Keeping Baby's Health Records in Check By Carol Sjostrom Miller
It's midnight and your baby is miserable. She's running a fever, pulling on her ear and screaming. You recognize the signs of an ear infection, so you pick up the phone to call the pediatrician. After explaining your child's symptoms to the employee at the answering service, you try to comfort your baby while you wait for the doctor on duty to call you back.
Finally the phone rings, but the pediatrician who calls has never seen your child. "I'll call in a prescription for an antibiotic," he says. "Is your child allergic to any medications?"
"When she had her last ear infection, there was an antibiotic that gave her horrible diarrhea and a rash," you reply, struggling to hear the doctor over your baby's cries.
"Which antibiotic was that?" the doctor asks.
Your brain is still fuzzy from being awakened, and you can't think with your sick baby screaming in your ear. The name of the antibiotic won't come to you. "I don't remember," you say.

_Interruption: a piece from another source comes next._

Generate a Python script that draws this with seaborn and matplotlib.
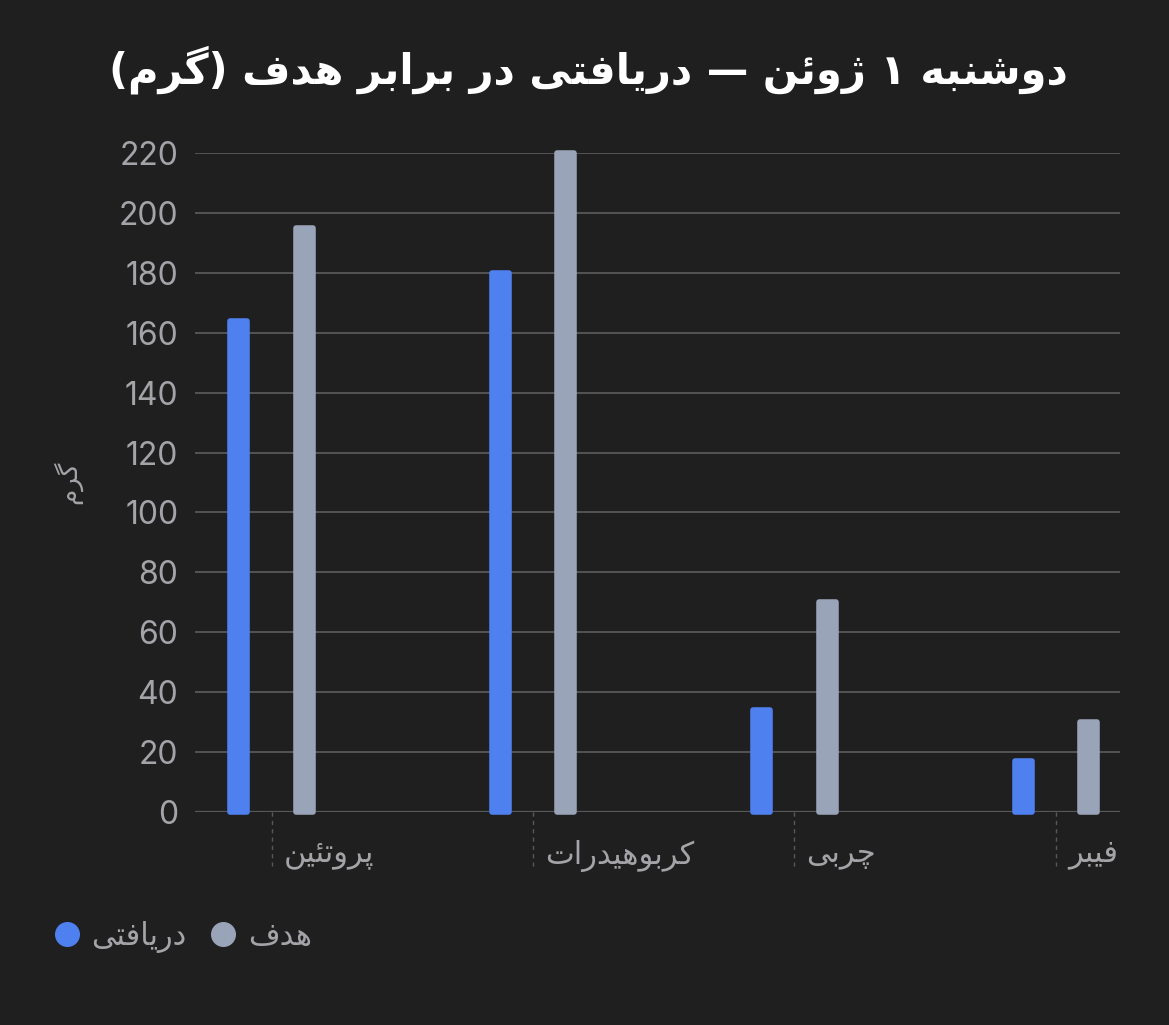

"In this day and age, kids receive health care in a variety of settings," says Dr. Bryan Sibley, medical director of Beacon Children's Specialty Hospital in Houston, Texas. While the majority of health care takes place in the pediatrician's office, children are also treated in the emergency room, acute care clinics or even over the phone. "When care is provided someplace other than the pediatrician's office, the child's records are not always immediately available to the physician treating the child," he says.
That's where parents come in. "You have to be an active participant in your baby's health care," says Stacy DeBroff, author of Mom Central: The Ultimate Family Organizer (Kodansha, 1998). "There are critical times with a baby when you need the information about your baby's health history at your fingertips."